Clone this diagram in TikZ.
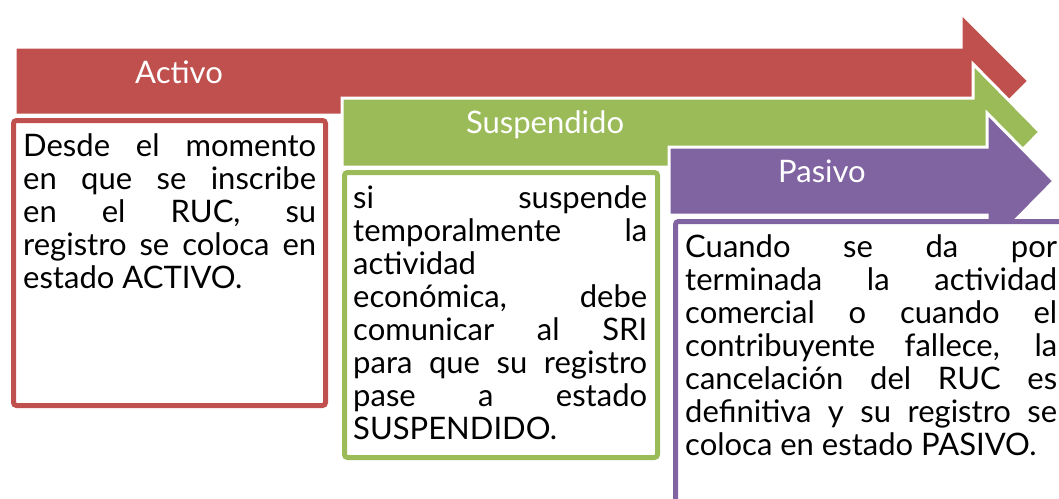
\documentclass[tikz,border=0pt]{standalone}
\usepackage{fontspec}
\setmainfont{Lato}
\usetikzlibrary{positioning}
\definecolor{rojo}{HTML}{C0504D}
\definecolor{verde}{HTML}{9BBB59}
\definecolor{morado}{HTML}{8064A2}
\tikzstyle{flecha} = [draw=white, line width=3pt, line join=miter]
\tikzstyle{caja} = [rectangle, rounded corners=3pt, line width=5pt, outer sep=0pt, fill=white, anchor=north west]
\tikzstyle{texto} = [inner sep=0pt, align=justify, font=\fontsize{31}{33}\selectfont]
\tikzstyle{titulo} = [text=white, anchor=base, font=\fontsize{31}{32}\selectfont]

\begin{document}
\begin{tikzpicture}[x=1pt, y=-1pt]
    \useasboundingbox (0,0) rectangle (1059,498);
    \clip (0,0) rectangle (1059,498);
    \fill [white] (0,0) rectangle (1059,498);
    % flechas
    \draw [flecha, fill=rojo] (15,47) -- (961,47) -- (961,13) -- (1029,81) -- (961,149) -- (961,115) -- (15,115) -- cycle;
    \draw [flecha, fill=verde] (342,98) -- (973,98) -- (973,64) -- (1040,132) -- (973,200) -- (973,167) -- (342,167) -- cycle;
    \draw [flecha, fill=morado] (669,147) -- (987,147) -- (987,113) -- (1054,181) -- (987,249) -- (987,215) -- (669,215) -- cycle;
    \node (activo) [titulo] at (179,83) {Activo};
    \node (suspendido) [titulo] at (545,133) {Suspendido};
    \node (pasivo) [titulo] at (822,182) {Pasivo};
    % cajas
    \node (cajaActivo) [caja, draw=rojo, minimum width=312pt, minimum height=285pt] at (13.5,120.5) {};
    \node (cajaSuspendido) [caja, draw=verde, minimum width=313pt, minimum height=285pt] at (344.5,172.5) {};
    \node (cajaPasivo) [caja, draw=morado, minimum width=420pt, minimum height=300pt] at (675.5,221.5) {};
    \node (txtActivo) [texto, text width=293pt, below right=12.5pt and 9.5pt of cajaActivo.north west] {Desde el momento\linebreak en que se inscribe\linebreak en el RUC, su\linebreak registro se coloca en\linebreak estado ACTIVO.};
    \node (txtSuspendido) [texto, text width=294pt, below right=12.5pt and 8.5pt of cajaSuspendido.north west] {si suspende\linebreak temporalmente la\linebreak actividad\linebreak económica, debe\linebreak comunicar al SRI\linebreak para que su registro\linebreak pase a estado\linebreak SUSPENDIDO.};
    \node (txtPasivo) [texto, text width=372pt, below right=12.5pt and 9.5pt of cajaPasivo.north west] {Cuando se da por\linebreak terminada la actividad\linebreak comercial o cuando el\linebreak contribuyente fallece, la\linebreak cancelación del RUC es\linebreak definitiva y su registro se\linebreak coloca en estado PASIVO.};
\end{tikzpicture}
\end{document}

◆ Exercise prompt:
Write the listing above out again exactly, dropping each image.

◆ Exercise answer:
Clone this diagram in TikZ.
\documentclass[tikz,border=0pt]{standalone}
\usepackage{fontspec}
\setmainfont{Lato}
\usetikzlibrary{positioning}
\definecolor{rojo}{HTML}{C0504D}
\definecolor{verde}{HTML}{9BBB59}
\definecolor{morado}{HTML}{8064A2}
\tikzstyle{flecha} = [draw=white, line width=3pt, line join=miter]
\tikzstyle{caja} = [rectangle, rounded corners=3pt, line width=5pt, outer sep=0pt, fill=white, anchor=north west]
\tikzstyle{texto} = [inner sep=0pt, align=justify, font=\fontsize{31}{33}\selectfont]
\tikzstyle{titulo} = [text=white, anchor=base, font=\fontsize{31}{32}\selectfont]

\begin{document}
\begin{tikzpicture}[x=1pt, y=-1pt]
    \useasboundingbox (0,0) rectangle (1059,498);
    \clip (0,0) rectangle (1059,498);
    \fill [white] (0,0) rectangle (1059,498);
    % flechas
    \draw [flecha, fill=rojo] (15,47) -- (961,47) -- (961,13) -- (1029,81) -- (961,149) -- (961,115) -- (15,115) -- cycle;
    \draw [flecha, fill=verde] (342,98) -- (973,98) -- (973,64) -- (1040,132) -- (973,200) -- (973,167) -- (342,167) -- cycle;
    \draw [flecha, fill=morado] (669,147) -- (987,147) -- (987,113) -- (1054,181) -- (987,249) -- (987,215) -- (669,215) -- cycle;
    \node (activo) [titulo] at (179,83) {Activo};
    \node (suspendido) [titulo] at (545,133) {Suspendido};
    \node (pasivo) [titulo] at (822,182) {Pasivo};
    % cajas
    \node (cajaActivo) [caja, draw=rojo, minimum width=312pt, minimum height=285pt] at (13.5,120.5) {};
    \node (cajaSuspendido) [caja, draw=verde, minimum width=313pt, minimum height=285pt] at (344.5,172.5) {};
    \node (cajaPasivo) [caja, draw=morado, minimum width=420pt, minimum height=300pt] at (675.5,221.5) {};
    \node (txtActivo) [texto, text width=293pt, below right=12.5pt and 9.5pt of cajaActivo.north west] {Desde el momento\linebreak en que se inscribe\linebreak en el RUC, su\linebreak registro se coloca en\linebreak estado ACTIVO.};
    \node (txtSuspendido) [texto, text width=294pt, below right=12.5pt and 8.5pt of cajaSuspendido.north west] {si suspende\linebreak temporalmente la\linebreak actividad\linebreak económica, debe\linebreak comunicar al SRI\linebreak para que su registro\linebreak pase a estado\linebreak SUSPENDIDO.};
    \node (txtPasivo) [texto, text width=372pt, below right=12.5pt and 9.5pt of cajaPasivo.north west] {Cuando se da por\linebreak terminada la actividad\linebreak comercial o cuando el\linebreak contribuyente fallece, la\linebreak cancelación del RUC es\linebreak definitiva y su registro se\linebreak coloca en estado PASIVO.};
\end{tikzpicture}
\end{document}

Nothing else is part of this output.